**Task goal**
Scan the entries below. List each line with "that".

**Recorded information**
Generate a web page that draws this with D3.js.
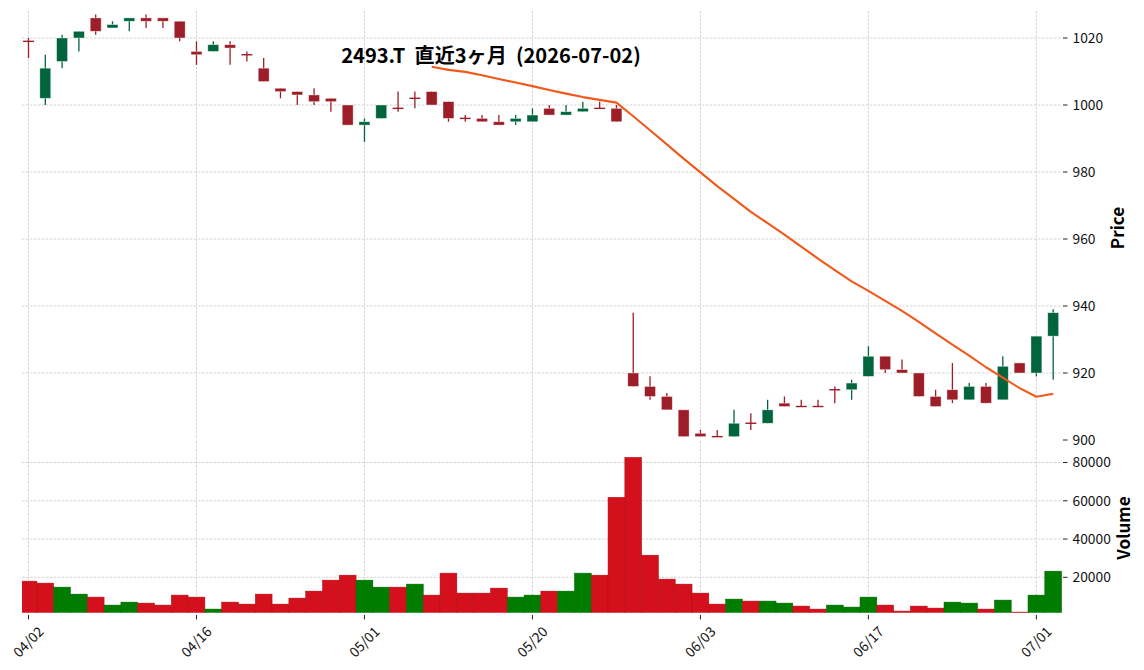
<!DOCTYPE html>
<html><head><meta charset="utf-8">
<script src="https://cdn.jsdelivr.net/npm/d3@7"></script>
<style>body{margin:0;background:#fff}svg{display:block}</style>
</head><body><svg id="c" width="1144" height="670"></svg>
<script>
const dates = ["04/02","04/03","04/06","04/07","04/08","04/09","04/10","04/13","04/14","04/15",
"04/16","04/17","04/20","04/21","04/22","04/23","04/24","04/27","04/28","04/30",
"05/01","05/07","05/08","05/11","05/12","05/13","05/14","05/15","05/18","05/19",
"05/20","05/21","05/22","05/25","05/26","05/27","05/28","05/29","06/01","06/02",
"06/03","06/04","06/05","06/08","06/09","06/10","06/11","06/12","06/15","06/16",
"06/17","06/18","06/19","06/22","06/23","06/24","06/25","06/26","06/29","06/30",
"07/01","07/02"];
const opens = [1019,1002,1013,1020,1026,1023,1025,1026,1026,1025,
1016,1016,1018,1015,1011,1005,1004,1003,1002,1000,
994,996,999,1002,1004,1001,996,996,995,995,
995,999,997,998,999,999,920,916,913,909,
902,901,901,905,905,911,910,910,915,915,
919,925,921,920,913,915,912,916,912,923,
920,931];
const highs = [1020,1015,1021,1022,1027,1025,1026,1027,1026,1025,
1019,1019,1019,1016,1014,1005,1004,1005,1002,1000,
996,1000,1004,1004,1004,1001,997,997,997,997,
999,1000,1000,1001,1001,1000,938,919,914,909,
903,903,909,908,912,913,912,912,916,918,
928,925,924,920,915,923,917,917,925,923,
931,939];
const lows = [1014,1000,1011,1016,1021,1023,1022,1023,1023,1019,
1012,1016,1012,1013,1007,1002,1000,1000,998,994,
989,996,998,999,1000,995,995,995,994,994,
995,997,997,998,999,995,916,912,909,901,
901,901,901,903,905,910,910,910,911,912,
919,920,920,913,910,911,912,911,912,920,
919,918];
const closes = [1019,1011,1020,1022,1022,1024,1026,1025,1025,1020,
1015,1018,1017,1015,1007,1004,1003,1001,1001,994,
995,1000,999,1002,1000,996,996,995,994,996,
997,997,998,999,999,995,916,913,909,901,
901,901,905,905,909,910,910,910,915,917,
925,921,920,913,910,912,916,911,922,920,
931,938];
const volumes = [18000,16960,14870,11220,9650,5480,7040,6520,5480,10700,
9650,3390,7040,6000,11220,6000,9130,12780,18520,21130,
18520,14870,14870,16440,10700,22180,11740,11740,14350,9650,
10700,12780,12780,22180,21130,61830,82700,31570,19050,16440,
11740,6000,8610,7570,7570,6520,4960,3390,5480,4440,
9650,5480,2350,4960,3910,7040,6520,3390,8090,1830,
10700,23220];
const priceTicks = [900,920,940,960,980,1000,1020];
const volumeTicks = [20000,40000,60000,80000];
const xTickIdx = [0,10,20,30,40,50,60];
const maWindow = 25;
const titleText = "2493.T  直近3ヶ月  (2026-07-02)";

const svg = d3.select("#c");
const L = 22, R = 1062, PT = 11, PB = 440, VT = 440, VB = 612.7;
const FONT = "'Noto Sans CJK JP','Noto Sans',sans-serif";

const x = d3.scaleLinear().domain([-0.387, 61.524]).range([L, R]);
const step = x(1) - x(0);
const yP = d3.scaleLinear().domain([900, 1028.06]).range([PB, PT]);
const yV = d3.scaleLinear().domain([1500, 91780]).range([VB, VT]);

const UP = "#00653d", DOWN = "#9d1e28", VUP = "#007c00", VDOWN = "#d3101b";

const defs = svg.append("defs");
defs.append("clipPath").attr("id","cp").append("rect").attr("x",L).attr("y",PT).attr("width",R-L).attr("height",PB-PT);
defs.append("clipPath").attr("id","cv").append("rect").attr("x",L).attr("y",VT).attr("width",R-L).attr("height",VB-VT);

const gridStyle = s => s.attr("stroke","#c9c9c9").attr("stroke-width",0.8).attr("stroke-dasharray","2.6,1.4");

// grids
const g = svg.append("g");
priceTicks.filter(t => t > 900).forEach(t => {
  gridStyle(g.append("line").attr("x1",L).attr("x2",R).attr("y1",yP(t)).attr("y2",yP(t)));
});
volumeTicks.forEach(t => {
  gridStyle(g.append("line").attr("x1",L).attr("x2",R).attr("y1",yV(t)).attr("y2",yV(t)));
});
xTickIdx.forEach(i => {
  gridStyle(g.append("line").attr("x1",x(i)).attr("x2",x(i)).attr("y1",PT).attr("y2",PB-1));
  gridStyle(g.append("line").attr("x1",x(i)).attr("x2",x(i)).attr("y1",VT+1).attr("y2",VB));
});

// volume
const vcol = volumes.map((v,i) => i === 0 ? (opens[0] < closes[0] ? VUP : VDOWN) : (closes[i-1] < closes[i] ? VUP : VDOWN));
svg.append("g").attr("clip-path","url(#cv)").selectAll("rect").data(volumes).join("rect")
  .attr("x",(d,i)=>x(i)-step/2).attr("width",step)
  .attr("y",d=>yV(d)).attr("height",d=>VB+2-yV(d))
  .attr("fill",(d,i)=>vcol[i]).attr("stroke",(d,i)=>d3.color(vcol[i]).darker(0.6)).attr("stroke-width",0.5);

// candles
const cg = svg.append("g").attr("clip-path","url(#cp)");
const ccol = closes.map((c,i)=> opens[i] < c ? UP : DOWN);
cg.selectAll("line.w").data(closes).join("line").attr("class","w")
  .attr("x1",(d,i)=>x(i)).attr("x2",(d,i)=>x(i))
  .attr("y1",(d,i)=>yP(highs[i])).attr("y2",(d,i)=>yP(lows[i]))
  .attr("stroke",(d,i)=>ccol[i]).attr("stroke-width",1.3);
const bw = step*0.65;
cg.selectAll("rect.b").data(closes).join("rect").attr("class","b")
  .attr("x",(d,i)=>x(i)-bw/2).attr("width",bw)
  .attr("y",(d,i)=>{const t=yP(Math.max(opens[i],d)), b=yP(Math.min(opens[i],d)); return b-t<1.4 ? (t+b)/2-0.7 : t;})
  .attr("height",(d,i)=>Math.max(1.4, yP(Math.min(opens[i],d))-yP(Math.max(opens[i],d))))
  .attr("fill",(d,i)=>ccol[i])
  .attr("stroke",(d,i)=> Math.abs(opens[i]-d) < 0.5 ? "none" : "#ffffff").attr("stroke-opacity",0.55).attr("stroke-width",0.7);

// moving average
const ma = closes.map((c,i)=> i < maWindow-1 ? null : d3.mean(closes.slice(i-maWindow+1, i+1)));
cg.append("path").datum(ma.map((v,i)=>[i,v]).filter(d=>d[1]!==null))
  .attr("fill","none").attr("stroke","#f2581a").attr("stroke-width",2.1).attr("stroke-linejoin","round")
  .attr("d", d3.line().x(d=>x(d[0])).y(d=>yP(d[1])));

// right axes
const ax = svg.append("g").attr("font-family",FONT).attr("font-size",13.8).attr("fill","#111");
priceTicks.forEach(t => {
  ax.append("line").attr("x1",1063).attr("x2",1067.5).attr("y1",yP(t)).attr("y2",yP(t)).attr("stroke","#222").attr("stroke-width",1);
  ax.append("text").attr("x",1072.5).attr("y",yP(t)).attr("dy","0.35em").text(t);
});
volumeTicks.forEach(t => {
  ax.append("line").attr("x1",1063).attr("x2",1067.5).attr("y1",yV(t)).attr("y2",yV(t)).attr("stroke","#222").attr("stroke-width",1);
  ax.append("text").attr("x",1072.5).attr("y",yV(t)).attr("dy","0.35em").text(d3.format("d")(t));
});
// x axis ticks
xTickIdx.forEach(i => {
  ax.append("line").attr("x1",x(i)).attr("x2",x(i)).attr("y1",615).attr("y2",619.5).attr("stroke","#222").attr("stroke-width",1);
  ax.append("text").attr("transform",`translate(${x(i)},642) rotate(-45)`).attr("text-anchor","middle").attr("dy","0.35em").text(dates[i]);
});

// axis labels
svg.append("text").attr("transform","translate(1118.5,228) rotate(-90)").attr("text-anchor","middle").attr("dy","0.35em")
  .attr("font-family",FONT).attr("font-weight","bold").attr("font-size",17).attr("fill","#000").text("Price");
svg.append("text").attr("transform","translate(1124.5,528) rotate(-90)").attr("text-anchor","middle").attr("dy","0.35em")
  .attr("font-family",FONT).attr("font-weight","bold").attr("font-size",17).attr("fill","#000").text("Volume");

// title
svg.append("text").attr("x",491).attr("y",63.3).attr("text-anchor","middle").attr("xml:space","preserve")
  .style("white-space","pre")
  .attr("font-family",FONT).attr("font-weight","bold").attr("font-size",20.1).attr("fill","#000").text(titleText);
</script></body></html>
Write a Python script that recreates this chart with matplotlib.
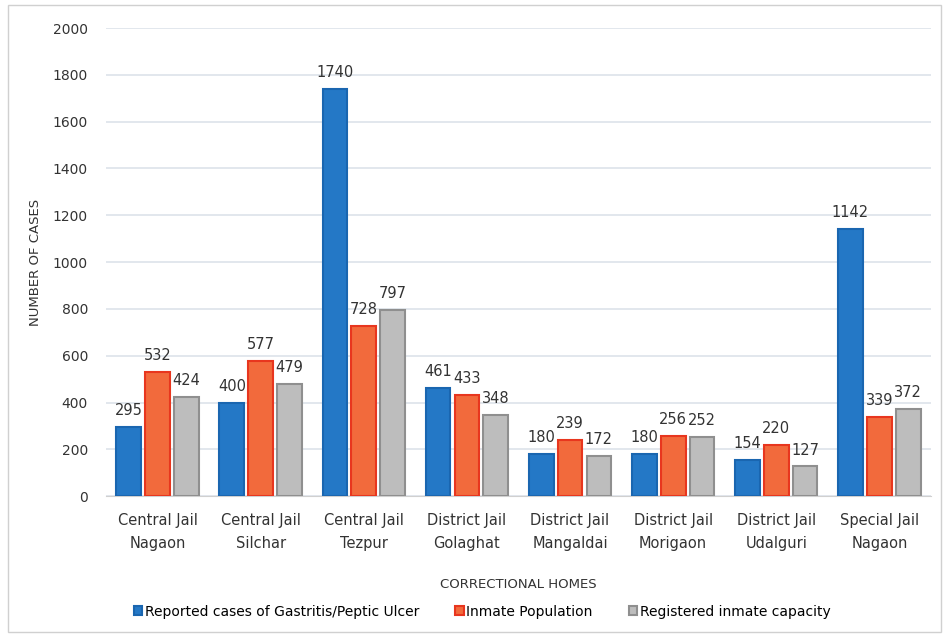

**Exercise result**
Generate a web page that draws this with D3.js.
Write a Python script that recreates this chart with matplotlib.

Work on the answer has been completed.